Non, m'étais-je dit, je ne vous ferai pas de billet sur la journée des droits des femmes parce qu'en soi cette journée me plombe le moral. D'autant qu'elle est chaque année l'occasion pour les médias et instituts de sondage de nous rappeler que les gonzesses gagnent moins d'argent que les hommes à compétences égales. Ce qui est bien sûr une info de première importance, mais qui, non suivie de mesures pour mettre fin à cette injustice, ne sert à rien. Ou si, peut-être, à se donner bonne conscience. C'est bon les gars, on en a parlé, on les a bien plaintes, passons à la journée de l'omelette norvégienne.
Je ne comptais pas en parler, donc, et puis un mot en entrainant un autre, je suis donc en train de l'écrire, ce billet. Vous savez ce que j'en pense, le féminisme revêt des visages variés, pour moi il signifie avant tout se battre pour que les femmes aient accès à leur autonomie, ne dépendent pas de leur conjoint et aient la liberté d'exercer le métier qu'elles souhaitent. J'essaie à mon petit niveau d'élever mes filles - mais aussi mon fils - en ce sens, et comme je crois que l'éducation par l'exemple est probablement la plus efficace, j'espère qu'elles grandiront avec cette certitude: faire ce que l'on aime est la meilleure façon de s'émanciper et d'accéder à une certaine idée du bonheur.
Je précise comme toujours que je n'ai aucun mépris et ne porte aucun jugement sur les femmes qui ont choisi de rester à la maison. Je souhaite surtout à chacune de pouvoir construire sa vie comme elle l'entend, avec des périodes consacrées aux enfants si tel est leur voeu et d'autres plus tournées vers l'extérieur et l'accomplissement de ce qu'elles portent en elles, parce que les enfants grandissent et qu'à un moment, ils ont moins besoin de nous.
La vie a souvent plus d'imagination que nous, avec tout que ce mot imagination peut avoir d'aléatoire. Et avoir au creux de soi la certitude que l'on s'en sortira, c'est ce qui me fait tenir. J'ai été élevée par une mère qui travaillait et un père pour qui il était évident que ses filles aussi bosseraient. Ce que je suis aujourd'hui, la confiance - toute relative - que je peux avoir en moi, je la leur dois.
Si j'étais ministre des droits des femmes, je pense que je serais bien emmerdée, parce que je ne parviens pas à avoir d'avis sur les quotas ou quoi. Je suis en revanche convaincue que l'égalité passe par l'éducation dès le plus jeune âge, des filles mais aussi des garçons, qui seront les maris et les pères de demain. En leur martelant que l'on a le droit de rêver, qu'aucune profession ne leur est interdite et qu'elles doivent jouer des coudes pour devenir ce qu'elles projettent d'être.

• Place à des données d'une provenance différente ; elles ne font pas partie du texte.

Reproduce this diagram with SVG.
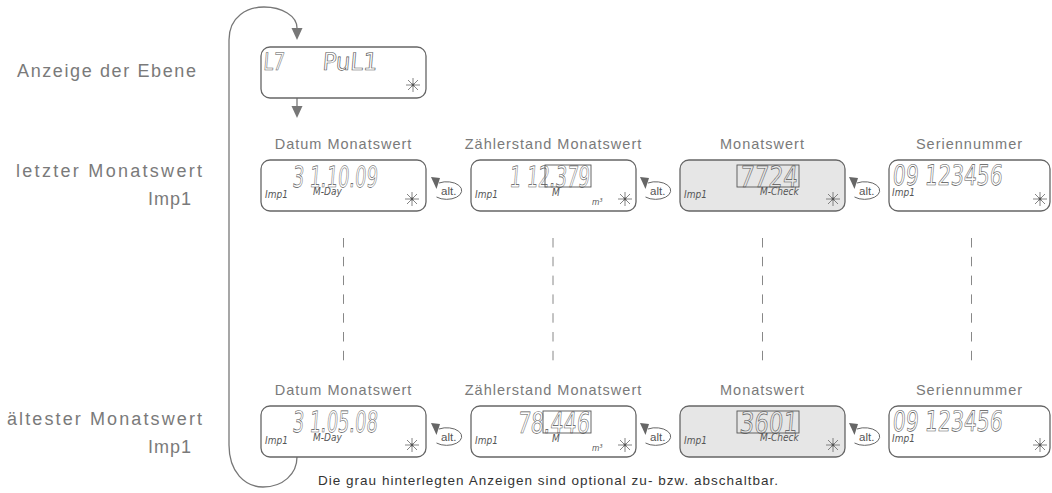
<svg xmlns="http://www.w3.org/2000/svg" xmlns:xlink="http://www.w3.org/1999/xlink" width="1052" height="493" viewBox="0 0 1052 493">
  <style>
    .lbl { font-family: "Liberation Sans", Arial, sans-serif; font-size: 18px; fill: #7a7a7a; letter-spacing: 2px; }
    .hdr { font-family: "Liberation Sans", Arial, sans-serif; font-size: 14.5px; fill: #7a7a7a; letter-spacing: 1px; text-anchor: middle; }
    .note { font-family: "Liberation Sans", Arial, sans-serif; font-size: 13.5px; fill: #333; }
    .box { fill: #fff; stroke: #666; stroke-width: 1.3; }
    .opt { fill: #e6e6e6; }
    .lcd { font-family: "Liberation Sans Narrow", "DejaVu Sans Condensed", sans-serif; font-size: 29px; fill: none; stroke: #555; stroke-width: 0.6; }
    .frame { fill: none; stroke: #555; stroke-width: 0.9; }
    .sm { font-family: "Liberation Sans Narrow", "DejaVu Sans Condensed", sans-serif; font-style: italic; font-size: 10px; fill: #555; }
    .line { fill: none; stroke: #777; stroke-width: 1.3; }
    .dash { fill: none; stroke: #888; stroke-width: 1; stroke-dasharray: 9.5 9.3; }
    .head { fill: #777; }
    .altt { font-family: "Liberation Sans", Arial, sans-serif; font-size: 11.5px; fill: #555; }
  </style>
  <defs>
    <!-- blinking indicator star -->
    <g id="star" stroke="#666" stroke-width="0.8">
      <line x1="-7" y1="0" x2="7" y2="0"/>
      <line x1="0" y1="-7" x2="0" y2="7"/>
      <line x1="-5" y1="-5" x2="5" y2="5"/>
      <line x1="-5" y1="5" x2="5" y2="-5"/>
      <circle r="1.4" fill="#555" stroke="none"/>
    </g>
    <!-- "alt." toggle loop with arrowhead -->
    <g id="alt">
      <path d="M439,183 A15,8.8 0 1 1 436.5,197" fill="none" stroke="#666" stroke-width="1"/>
      <polygon points="431,177 440,178 436.5,189" fill="#666"/>
      <text class="altt" x="441" y="194.5">alt.</text>
    </g>
  </defs>

  <!-- side labels -->
  <g id="labels">
    <text class="lbl" x="17" y="77" textLength="181">Anzeige der Ebene</text>
    <text class="lbl" x="16" y="177" textLength="188">letzter Monatswert</text>
    <text class="lbl" x="148" y="205" textLength="45">Imp1</text>
    <text class="lbl" x="7" y="425" textLength="197">ältester Monatswert</text>
    <text class="lbl" x="148" y="453" textLength="45">Imp1</text>
  </g>

  <!-- column headers -->
  <g id="headers">
    <text class="hdr" x="343.5" y="149">Datum Monatswert</text>
    <text class="hdr" x="553.5" y="149">Zählerstand Monatswert</text>
    <text class="hdr" x="762.5" y="149">Monatswert</text>
    <text class="hdr" x="969.5" y="149">Seriennummer</text>
    <text class="hdr" x="343.5" y="395">Datum Monatswert</text>
    <text class="hdr" x="553.5" y="395">Zählerstand Monatswert</text>
    <text class="hdr" x="762.5" y="395">Monatswert</text>
    <text class="hdr" x="969.5" y="395">Seriennummer</text>
  </g>

  <!-- connectors -->
  <g id="connectors">
    <path class="line" d="M229,40 C229,16 248,7 264,7 C282,7 297,16 297,28"/>
    <polygon class="head" points="291.5,28 302.5,28 297,40"/>
    <line class="line" x1="229" y1="40" x2="229" y2="445"/>
    <path class="line" d="M229,445 C229,472 245,487 263,487 C283,487 297,474 297,457"/>
    <line class="line" x1="297" y1="98" x2="297" y2="107"/>
    <polygon class="head" points="291.5,106 302.5,106 297,118"/>
    <line class="dash" x1="343.5" y1="238" x2="343.5" y2="361"/>
    <line class="dash" x1="553" y1="238" x2="553" y2="361"/>
    <line class="dash" x1="762.5" y1="238" x2="762.5" y2="361"/>
    <line class="dash" x1="971.5" y1="238" x2="971.5" y2="361"/>
    <use href="#alt"/>
    <use href="#alt" x="209"/>
    <use href="#alt" x="418"/>
    <use href="#alt" y="246"/>
    <use href="#alt" x="209" y="246"/>
    <use href="#alt" x="418" y="246"/>
  </g>

  <!-- level display -->
  <g id="level">
    <rect class="box" x="261" y="47" width="165" height="51" rx="9"/>
    <text class="lcd" style="font-size:24px" transform="translate(263,70) skewX(-5)" textLength="21" lengthAdjust="spacingAndGlyphs">L7</text>
    <text class="lcd" style="font-size:24px" transform="translate(322,70) skewX(-5)" textLength="55" lengthAdjust="spacingAndGlyphs">PuL1</text>
    <use href="#star" x="413" y="85"/>
  </g>

  <!-- last monthly value, Imp1 -->
  <g id="last-date">
    <rect class="box" x="261" y="160" width="165" height="51" rx="9"/>
    <text class="lcd" transform="translate(292,187) skewX(-5)" textLength="85" lengthAdjust="spacingAndGlyphs">3 1.10.09</text>
    <text class="sm" x="265" y="198">Imp1</text>
    <text class="sm" x="313" y="195">M-Day</text>
    <use href="#star" x="412" y="199"/>
  </g>
  <g id="last-meter">
    <rect class="box" x="471" y="160" width="165" height="51" rx="9"/>
    <text class="lcd" transform="translate(509,187) skewX(-5)" textLength="80" lengthAdjust="spacingAndGlyphs">1 12.379</text>
    <rect class="frame" x="545" y="165" width="46" height="22"/>
    <text class="sm" x="475" y="198">Imp1</text>
    <text class="sm" x="552" y="196">M</text>
    <text class="sm" style="font-size:8.5px" x="592" y="205">m³</text>
    <use href="#star" x="625" y="199"/>
  </g>
  <g id="last-value">
    <rect class="box opt" x="680" y="160" width="165" height="51" rx="9"/>
    <text class="lcd" transform="translate(739,187) skewX(-5)" textLength="58" lengthAdjust="spacingAndGlyphs">7724</text>
    <rect class="frame" x="737" y="165" width="62" height="22"/>
    <text class="sm" x="684" y="198">Imp1</text>
    <text class="sm" x="760" y="195">M-Check</text>
    <use href="#star" x="833" y="199"/>
  </g>
  <g id="last-serial">
    <rect class="box" x="889" y="160" width="161" height="51" rx="9"/>
    <text class="lcd" style="font-size:28px" transform="translate(892,185) skewX(-5)" textLength="110" lengthAdjust="spacingAndGlyphs">09 123456</text>
    <text class="sm" x="892" y="196">Imp1</text>
    <use href="#star" x="1040" y="199"/>
  </g>

  <!-- oldest monthly value, Imp1 -->
  <g id="oldest-date">
    <rect class="box" x="261" y="406" width="165" height="51" rx="9"/>
    <text class="lcd" transform="translate(292,432) skewX(-5)" textLength="85" lengthAdjust="spacingAndGlyphs">3 1.05.08</text>
    <text class="sm" x="265" y="444">Imp1</text>
    <text class="sm" x="313" y="441">M-Day</text>
    <use href="#star" x="412" y="445"/>
  </g>
  <g id="oldest-meter">
    <rect class="box" x="471" y="406" width="165" height="51" rx="9"/>
    <text class="lcd" transform="translate(517,433) skewX(-5)" textLength="72" lengthAdjust="spacingAndGlyphs">78.446</text>
    <rect class="frame" x="543" y="411" width="48" height="22"/>
    <text class="sm" x="475" y="444">Imp1</text>
    <text class="sm" x="552" y="442">M</text>
    <text class="sm" style="font-size:8.5px" x="592" y="451">m³</text>
    <use href="#star" x="625" y="445"/>
  </g>
  <g id="oldest-value">
    <rect class="box opt" x="680" y="406" width="165" height="51" rx="9"/>
    <text class="lcd" transform="translate(739,433) skewX(-5)" textLength="58" lengthAdjust="spacingAndGlyphs">3601</text>
    <rect class="frame" x="737" y="411" width="62" height="22"/>
    <text class="sm" x="684" y="444">Imp1</text>
    <text class="sm" x="760" y="441">M-Check</text>
    <use href="#star" x="833" y="445"/>
  </g>
  <g id="oldest-serial">
    <rect class="box" x="889" y="406" width="161" height="51" rx="9"/>
    <text class="lcd" style="font-size:28px" transform="translate(892,431) skewX(-5)" textLength="110" lengthAdjust="spacingAndGlyphs">09 123456</text>
    <text class="sm" x="892" y="442">Imp1</text>
    <use href="#star" x="1040" y="445"/>
  </g>

  <!-- footnote -->
  <text class="note" x="318" y="485" textLength="460">Die grau hinterlegten Anzeigen sind optional zu- bzw. abschaltbar.</text>
</svg>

Mais aussi et peut-être surtout, par l'instauration d'outils permettant de conjuguer au mieux vie privée et vie professionnelle. Pour qu'une promotion ne soit plus jamais refusée à une femme au prétexte qu'elle risque de s'absenter faute de nounou ou quoi. Pour que les congés parentaux soient raccourcis ou aménagés de façon à ne pas extraire du marché du travail des femmes qui ensuite ne parviendront pas à se ré-insérer. Pour que les hommes aussi envisagent de prendre ces congés, qu'ils ne redoutent pas d'être regardés comme des potentielles petites natures privées de virilité lorsque c'est leur tour d'assurer la garde de la petite qui nous fait une angine.
Si je ne travaillais pas en free lance à domicile, avec tout ce que cela comporte de précarité, je ne vois pas bien comment nous nous occuperions de nos enfants qui ne sont plus des nouveaux nés mais qui ont chacun à leur façon besoin d'une présence parentale. Leur père, pourtant ardent défenseur de la cause féminine, éprouve une difficulté indécrottable à poser une demi-journée pour un rendez-vous chez le dentiste ou une réunion avec la prof principale. Parfois, je me dis que je lui facilite les choses, parfois je me dis surtout qu'il ne sait pas ce qu'il rate. Je crois que mon équilibre actuel ne tient qu'à un fil et sur ce fil, je marche telle une funambule, en priant de conserver cette chance inouie de vivre de ce que j'aime tout en étant là pour ceux que j'aime.
Je vous le souhaite aussi, à vous, mes courageuses, mes fortes, mes guerrières, mes apeurées, mes tendres, mes blessées, mes séductrices, mes amazones, mes maternelles, mes précieuses... Bonne journée.